Comecemos com a religião porque talvez seja a
forma mais antiga da manifestação exteriorizada do medo. O medo de morrer. O
medo da perda de alguém importante na nossa vida. É difícil para o ser humano
encaixar a ideia da perda de alguém, e para isso criou mecanismos psicológicos
para mitigar essa perda com a invenção do paraíso. E do reencontro. E
refinou-os. A política ajudou também ao criar conceitos como o bem (nós, a
tribo, o território nativo, a civilização, o paraíso) e o mal (os outros, os da
outra tribo, os vizinhos que nos invejam a prosperidade, os bárbaros, o inferno).
E como a política e a religião foram criadas em conjunto, nada como uma boa
simbiose para mover estes dois conceitos. Se juntarmos a isto a incompreensão
do homem primitivo em relação aos fenómenos naturais que o fascinavam tanto
como o assustavam, temos uma mistura interessante de medo e controlo desse medo
pelas elites governantes.
Fast-forward para os nossos dias.
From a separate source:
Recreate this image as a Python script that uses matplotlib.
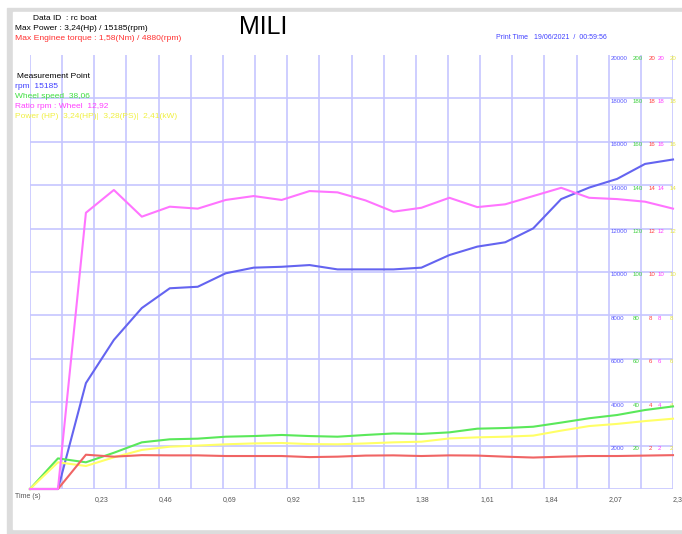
import matplotlib

matplotlib.use("Agg")

import matplotlib.pyplot as plt
import matplotlib.transforms as mtransforms
from matplotlib.patches import Rectangle
import numpy as np

plt.rcParams["font.family"] = ["Liberation Sans", "DejaVu Sans"]

# time axis (s), one sample every 0.1 s
time_s = [0.0, 0.1, 0.2, 0.3, 0.4, 0.5, 0.6, 0.7, 0.8, 0.9, 1.0, 1.1,
          1.2, 1.3, 1.4, 1.5, 1.6, 1.7, 1.8, 1.9, 2.0, 2.1, 2.2, 2.3]

rpm = [0, 0, 4880, 6870, 8340, 9250, 9320, 9940, 10200, 10240, 10320, 10120,
       10120, 10120, 10200, 10780, 11170, 11370, 12010, 13360, 13890, 14290, 14980, 15185]
ratio = [0, 0, 12.73, 13.78, 12.55, 13.01, 12.92, 13.32, 13.50, 13.32, 13.73, 13.67,
         13.30, 12.78, 12.96, 13.42, 12.99, 13.12, 13.50, 13.88, 13.42, 13.36, 13.24, 12.92]
wheel_speed = [0, 14.1, 12.3, 16.7, 21.5, 22.9, 23.2, 24.1, 24.4, 24.9, 24.4, 24.1,
               24.9, 25.6, 25.4, 26.1, 27.8, 28.1, 28.7, 30.6, 32.6, 34.1, 36.4, 38.06]
torque = [0, 0, 1.58, 1.49, 1.56, 1.55, 1.55, 1.52, 1.52, 1.52, 1.47, 1.49,
          1.54, 1.55, 1.52, 1.55, 1.54, 1.49, 1.45, 1.49, 1.52, 1.52, 1.54, 1.56]
power_hp = [0, 1.23, 1.06, 1.46, 1.80, 1.95, 2.00, 2.06, 2.10, 2.12, 2.07, 2.06,
            2.10, 2.15, 2.18, 2.33, 2.38, 2.41, 2.46, 2.69, 2.90, 3.00, 3.13, 3.24]

x_labels = ["0,23", "0,46", "0,69", "0,92", "1,15", "1,38", "1,61", "1,84", "2,07", "2,3"]

BLUE = "#6464f0"
GREEN = "#5ae85a"
RED = "#f06464"
MAGENTA = "#ff74ff"
YELLOW = "#ffff66"
GRID = "#c6c6ff"

W, H = 682, 534
fig = plt.figure(figsize=(W / 100, H / 100), dpi=100)

# screenshot frame
fig.patches.append(Rectangle((7 / W, 0), 1, (H - 8) / H, transform=fig.transFigure,
                             color="#dcdcdc", zorder=-10))
fig.patches.append(Rectangle((13 / W, 5 / H), 1, (H - 17) / H, transform=fig.transFigure,
                             color="white", zorder=-9))

ax = fig.add_axes([30 / W, 1 - 489 / H, 643 / W, 434 / H])
ax.set_xlim(0, 2.3)
ax.set_ylim(0, 20000)
ax.patch.set_visible(False)

ax.set_xticks(np.arange(1, 11) * 0.23)
ax.set_xticklabels(x_labels, ha="left", fontsize=5, color="#555555")
ax.set_xticks(np.arange(0, 21) * 0.115, minor=True)
ax.set_yticks(np.arange(0, 20000, 2000))
ax.set_yticklabels([])
ax.tick_params(axis="both", which="both", length=0, pad=5)
ax.grid(True, which="both", color=GRID, lw=1.2)
for s in ax.spines.values():
    s.set_visible(False)

ax.plot(time_s, rpm, color=BLUE, lw=1.5, clip_on=False)

ax_w = ax.twinx()
ax_w.set_ylim(0, 200)
ax_r = ax.twinx()
ax_r.set_ylim(0, 20)
for a in (ax_w, ax_r):
    a.set_yticks([])
    for s in a.spines.values():
        s.set_visible(False)

ax_w.plot(time_s, wheel_speed, color=GREEN, lw=1.5, clip_on=False)
ax_r.plot(time_s, power_hp, color=YELLOW, lw=1.5, clip_on=False)
ax_r.plot(time_s, torque, color=RED, lw=1.5, clip_on=False)
ax_r.plot(time_s, ratio, color=MAGENTA, lw=1.5, clip_on=False)

# right-hand scale values for every series
trans = mtransforms.offset_copy(ax.transData, fig=fig, y=-3, units="dots")
for lvl in range(2000, 20001, 2000):
    ax.text(2.076, lvl, str(lvl), color="#5a5aff", fontsize=4.4, va="center",
            transform=trans)
    ax.text(2.157, lvl, str(lvl // 100), color="#40d040", fontsize=4.4, va="center",
            transform=trans)
    ax.text(2.212, lvl, str(lvl // 1000), color="#ff4040", fontsize=4.4, va="center",
            transform=trans)
    ax.text(2.246, lvl, str(lvl // 1000), color="#ff40ff", fontsize=4.4, va="center",
            transform=trans)
    ax.text(2.288, lvl, str(lvl // 1000), color="#e8e840", fontsize=4.4, va="center",
            transform=trans)

def ftext(x, y, s, **kw):
    fig.text(x / W, 1 - y / H, s, va="center", **kw)

ftext(15, 497, "Time (s)", fontsize=5, color="#555555")
ftext(33, 18, "Data ID  : rc boat", fontsize=6, color="black")
ftext(15, 28, "Max Power : 3,24(Hp) / 15185(rpm)", fontsize=6, color="black")
ftext(15, 38, "Max Enginee torque : 1,58(Nm) / 4880(rpm)", fontsize=6.1, color="#ff3030")
ftext(239, 27, "MILI", fontsize=18, color="black")
ftext(496, 37, "Print Time   19/06/2021  /  00:59:56", fontsize=5, color="#4040ff")

ftext(17, 76, "Measurement Point", fontsize=6, color="black")
ftext(15, 86, "rpm  15185", fontsize=6, color="#4040ff")
ftext(15, 96, "Wheel speed  38,06", fontsize=6, color="#40e040")
ftext(15, 106, "Ratio rpm : Wheel  12,92", fontsize=6, color="#ff40ff")
ftext(15, 116, "Power (HP)  3,24(HP)|  3,28(PS)|  2,41(kW)", fontsize=6, color="#f0f040")

fig.savefig("out.png", dpi=100)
A religião para alguns segmentos da população
ainda é um refúgio para os seus medos de perda. E reparem como a religião
controla subtilmente os medos. O medo de morrer e ir para o inferno, nas suas
imensas e subtis variantes, de ser proscrito pela sua comunidade, que também é
religiosa, o medo de deus lhe virar as costas, de não ser amado, do apocalipse
de fogo e saraiva. Estão a ver onde quero chegar? E manipulando o medo,
manipula-se a vontade e especialmente a vontade dos pobres de espírito, dos
vulneráveis, por exemplo os que foram posto de parte pela Republique, e que acharam que combaterem em nome de uma religião seria
uma alternativa melhor à discriminação. E como se prega olho por olho e dente
por dente… Aliás a religião, tal como algumas facções politicas, é um magneto
para os que são colocados à margem da sociedade. Até chegarem ao poder. E esses
são por vezes os mais fáceis de manipular. E por vezes a religião e a política
mantêm-se propositadamente nas margens para engrossar as suas fileiras ou para continuar
a justificar a sua própria existência, de outro modo injustificável.
Já na política, os medos são outros, mas
parecidos. O medo de perder território, agora chamado de economia, o medo dos
imigrantes (os bárbaros) e de perdermos o nosso paraísozinho, o medo de sermos
mais pobres e incultos que o vizinho, o medo das outras culturas conspurcarem a
nossa que é sagrada e imutável, etc. E jogam-se estes medos - em vez de
serem combatidos - com mais medos; restrições de liberdade por causa do que os “outros”
nos podem fazer. Limites à liberdade de imprensa para não ofender os “outros”
que não pensam ou agem como nós. E a pior de todas as censuras; a auto-censura,
com medo (lá está) de retaliações. Usa-se demagogia para distorcer a realidade
dos factos. A criminalidade decrescente é uma delas, o benefício económico e
cultural da imigração é outro. Basta ligarmos as televisões.
O medo, ou a sua luta, deveria também ser
constitucionalizada. Deveria ser proibido causar medo, aterrorizar ou ameaçar
as populações, intencional ou veladamente, com medos e superstições infundadas
que apenas causam divisões, ódios, terrorismo físico, psicológico e outros tipos de violência. Mas
lá está, causar medo é um conceito que eu, em liberdade, em verdadeira
liberdade, não posso negar a quem o faz. Mas posso combater. Ofendendo.